In my view, this also applies to faith.  Most who have it, are never confident they have “enough,” struggle with doubt and seek the face of God for reassurance.  Then there are those who believe the good things they have done far outnumber the bad.  They are above average and will make it to heaven on that basis alone.  Also there are those who strangely believe they are superior to God.  He answers to them and they find Him lacking.

The truth is, has been and always will be:  Jesus Christ on the cross, paying for and erasing the sins of those who trust Him.  God does not grade on the curve, there are none above average, we escape the justice of heaven only by grace.  I love grace.  Grace really does make us all above average.  More than that.  Grace makes us perfect in His eyes.   Grace is a drink of cold diet coke for a thirsty man on a scorching hot day. I love it!

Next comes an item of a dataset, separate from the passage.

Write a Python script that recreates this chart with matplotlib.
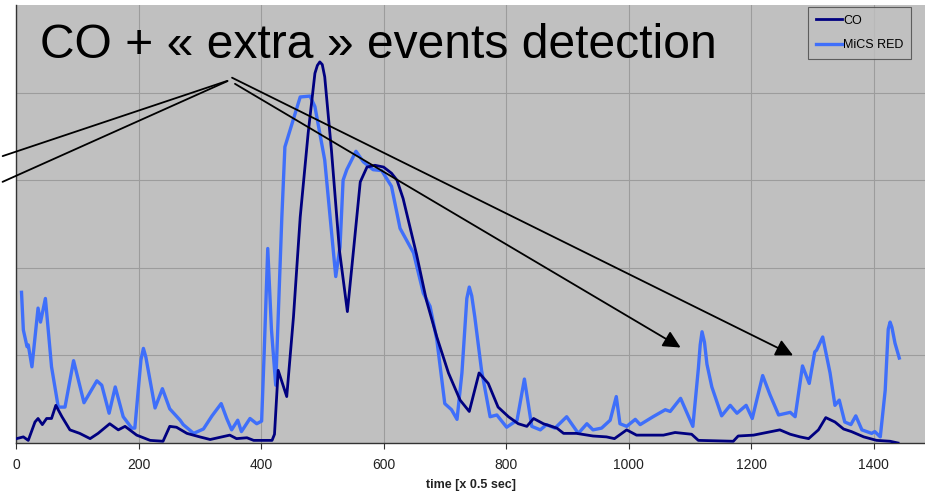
import matplotlib
matplotlib.use("Agg")
import matplotlib.pyplot as plt

# --- Datos (tiempo en unidades de 0.5 s) ---
CO_X = [1, 12, 20, 31, 36, 43, 50, 58, 65, 75, 88, 104, 121, 134, 153, 167, 178, 197,
        219, 240, 251, 262, 279, 300, 317, 349, 360, 377, 388, 418, 422, 428, 442, 453,
        464, 477, 488, 492, 496, 500, 504, 515, 528, 541, 551, 562, 573, 586, 600, 613,
        622, 632, 643, 654, 670, 687, 706, 725, 740, 756, 771, 787, 804, 820, 834, 845,
        861, 883, 894, 915, 942, 964, 977, 997, 1013, 1057, 1076, 1103, 1114, 1171, 1179,
        1204, 1247, 1264, 1280, 1294, 1310, 1322, 1337, 1351, 1364, 1384, 1405, 1427, 1440]
CO_Y = [0.05, 0.07, 0.03, 0.24, 0.28, 0.21, 0.28, 0.28, 0.43, 0.30, 0.15, 0.11, 0.05, 0.11,
        0.22, 0.15, 0.19, 0.09, 0.03, 0.02, 0.19, 0.18, 0.11, 0.07, 0.04, 0.09, 0.05, 0.06,
        0.03, 0.03, 0.10, 0.83, 0.53, 1.44, 2.58, 3.54, 4.22, 4.31, 4.35, 4.32, 4.18, 3.34,
        2.20, 1.50, 2.20, 2.98, 3.15, 3.17, 3.15, 3.08, 3.00, 2.79, 2.47, 2.15, 1.63, 1.21,
        0.80, 0.49, 0.36, 0.80, 0.68, 0.41, 0.30, 0.22, 0.19, 0.28, 0.22, 0.17, 0.11, 0.11,
        0.08, 0.07, 0.05, 0.15, 0.09, 0.09, 0.12, 0.10, 0.03, 0.02, 0.08, 0.09, 0.15, 0.10,
        0.07, 0.05, 0.15, 0.29, 0.24, 0.16, 0.13, 0.07, 0.03, 0.02, 0.00]

MICS_X = [9, 12, 18, 20, 26, 36, 40, 48, 58, 69, 80, 94, 111, 132, 140, 152, 162, 175,
          189, 194, 204, 208, 212, 227, 239, 251, 268, 273, 290, 306, 320, 335, 344, 352,
          362, 368, 382, 393, 401, 405, 411, 417, 424, 434, 439, 450, 464, 480, 488, 504,
          522, 529, 534, 540, 555, 567, 583, 597, 613, 627, 649, 665, 676, 687, 700, 711,
          720, 728, 736, 740, 744, 749, 760, 774, 785, 801, 818, 830, 842, 856, 866, 880,
          899, 918, 932, 942, 956, 970, 980, 986, 997, 1011, 1019, 1040, 1060, 1068, 1085,
          1105, 1114, 1117, 1120, 1124, 1128, 1136, 1152, 1166, 1177, 1192, 1202, 1219, 1231,
          1245, 1264, 1272, 1284, 1295, 1304, 1307, 1317, 1329, 1337, 1344, 1353, 1363,
          1371, 1381, 1397, 1402, 1411, 1419, 1424, 1427, 1430, 1435, 1442]
MICS_Y = [1.72, 1.29, 1.10, 1.12, 0.87, 1.54, 1.38, 1.65, 0.87, 0.41, 0.41, 0.94, 0.46,
          0.71, 0.66, 0.34, 0.64, 0.30, 0.17, 0.17, 0.95, 1.08, 0.98, 0.40, 0.62, 0.39,
          0.26, 0.21, 0.11, 0.16, 0.31, 0.45, 0.28, 0.15, 0.26, 0.13, 0.28, 0.22, 0.25,
          1.00, 2.22, 1.30, 0.66, 2.58, 3.38, 3.63, 3.95, 3.96, 3.84, 3.23, 1.90, 2.24,
          3.00, 3.12, 3.33, 3.21, 3.12, 3.11, 2.93, 2.45, 2.17, 1.71, 1.56, 1.18, 0.45,
          0.38, 0.27, 0.80, 1.65, 1.78, 1.68, 1.44, 0.83, 0.30, 0.32, 0.18, 0.26, 0.73,
          0.19, 0.15, 0.21, 0.17, 0.30, 0.11, 0.22, 0.15, 0.17, 0.26, 0.53, 0.22, 0.19,
          0.27, 0.21, 0.30, 0.38, 0.36, 0.51, 0.19, 0.85, 1.12, 1.27, 1.15, 0.90, 0.64, 0.31,
          0.43, 0.34, 0.43, 0.28, 0.77, 0.55, 0.32, 0.35, 0.30, 0.88, 0.68, 1.04, 1.06,
          1.21, 0.80, 0.43, 0.49, 0.24, 0.21, 0.31, 0.15, 0.11, 0.13, 0.07, 0.60, 1.30,
          1.38, 1.32, 1.14, 0.97]

X_TICKS = [0, 200, 400, 600, 800, 1000, 1200, 1400]
TITLE = "CO + « extra » events detection"
X_LABEL = "time [x 0.5 sec]"

# --- Estilo ---
CO_COLOR = "#000080"
MICS_COLOR = "#3F6FFA"
BG_COLOR = "#C0C0C0"
GRID_COLOR = "#9C9C9C"

plt.rcParams['font.family'] = ['Liberation Sans', 'DejaVu Sans']


def main():
    fig = plt.figure(figsize=(9.25, 4.93), dpi=100)
    ax = fig.add_axes([0.0173, 0.1014, 0.9827, 0.8885])
    ax.set_facecolor(BG_COLOR)

    ax.plot(CO_X, CO_Y, color=CO_COLOR, lw=2.0, label="CO", zorder=3)
    ax.plot(MICS_X, MICS_Y, color=MICS_COLOR, lw=2.4, label="MiCS RED", zorder=2)

    ax.set_xlim(0, 1484)
    ax.set_ylim(0, 5)
    ax.set_xticks(X_TICKS)
    ax.set_yticks([1, 2, 3, 4])
    ax.tick_params(axis='y', left=False, labelleft=False)
    ax.tick_params(axis='x', length=4, width=0.8, colors='#333333', labelsize=10,
                   labelcolor='#222222', pad=7)
    ax.grid(True, color=GRID_COLOR, lw=0.8, zorder=0)
    ax.set_axisbelow(True)
    for s in ['top', 'right']:
        ax.spines[s].set_visible(False)
    for s in ['left', 'bottom']:
        ax.spines[s].set_color('#333333')
        ax.spines[s].set_linewidth(1.0)

    ax.set_xlabel(X_LABEL, fontsize=9, fontweight='bold', color='#222222', labelpad=5)

    # Título dentro del área del gráfico
    fig.text(40 / 925, 1 - 58 / 493, TITLE, fontsize=34.6, color='black',
             ha='left', va='baseline')

    # Líneas y flechas
    for x0, y0 in [(-26.1, 3.265), (-26.1, 2.968)]:
        ax.annotate("", xy=(349.4, 4.144), xytext=(x0, y0),
                    arrowprops=dict(arrowstyle='-', color='black', lw=1.3),
                    annotation_clip=False)
    ax.annotate("", xy=(1085, 1.09), xytext=(357.5, 4.10),
                arrowprops=dict(arrowstyle='-|>', color='black', lw=1.3,
                                mutation_scale=26, shrinkA=0, shrinkB=0))
    ax.annotate("", xy=(1268.6, 1.00), xytext=(352.7, 4.17),
                arrowprops=dict(arrowstyle='-|>', color='black', lw=1.3,
                                mutation_scale=26, shrinkA=0, shrinkB=0))

    leg = ax.legend(loc='upper left', bbox_to_anchor=(808 / 925, 1 - 7 / 493),
                    bbox_transform=fig.transFigure, fontsize=9, frameon=True,
                    fancybox=False, handlelength=2.1, handletextpad=0.1,
                    borderpad=0.6, labelspacing=1.0, borderaxespad=0)
    leg.get_frame().set_facecolor(BG_COLOR)
    leg.get_frame().set_edgecolor('#444444')
    leg.get_frame().set_linewidth(0.8)

    fig.savefig("out.png", dpi=100)
    plt.close(fig)


if __name__ == "__main__":
    main()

Ephesians 2: 4 But God, being rich in mercy, because of His great love with which He loved us, even when we were dead in our transgressions, made us alive together with Christ (by grace you have been saved), and raised us up with Him, and seated us with Him in the heavenly places in Christ Jesus, so that in the ages to come He might show the surpassing riches of His grace in kindness toward us in Christ Jesus. For by grace you have been saved through faith; and that not of yourselves, it is the gift of God; not as a result of works, so that no one may boast. (NASB)

2 thoughts on “Grace for the Below Average

  1. Thank you for the reminder that we’re given a “pass or fail” test in this life. I will try to remember that on days when I feel inadequate in they eyes of God 🙂

  2. We ride on the coat tails of Christ on the cross. He passes, we trust in Him, so we pass. I think it starts with understanding that we are NOT in the top third of our class. I am glad this was of some help to you Kelsey.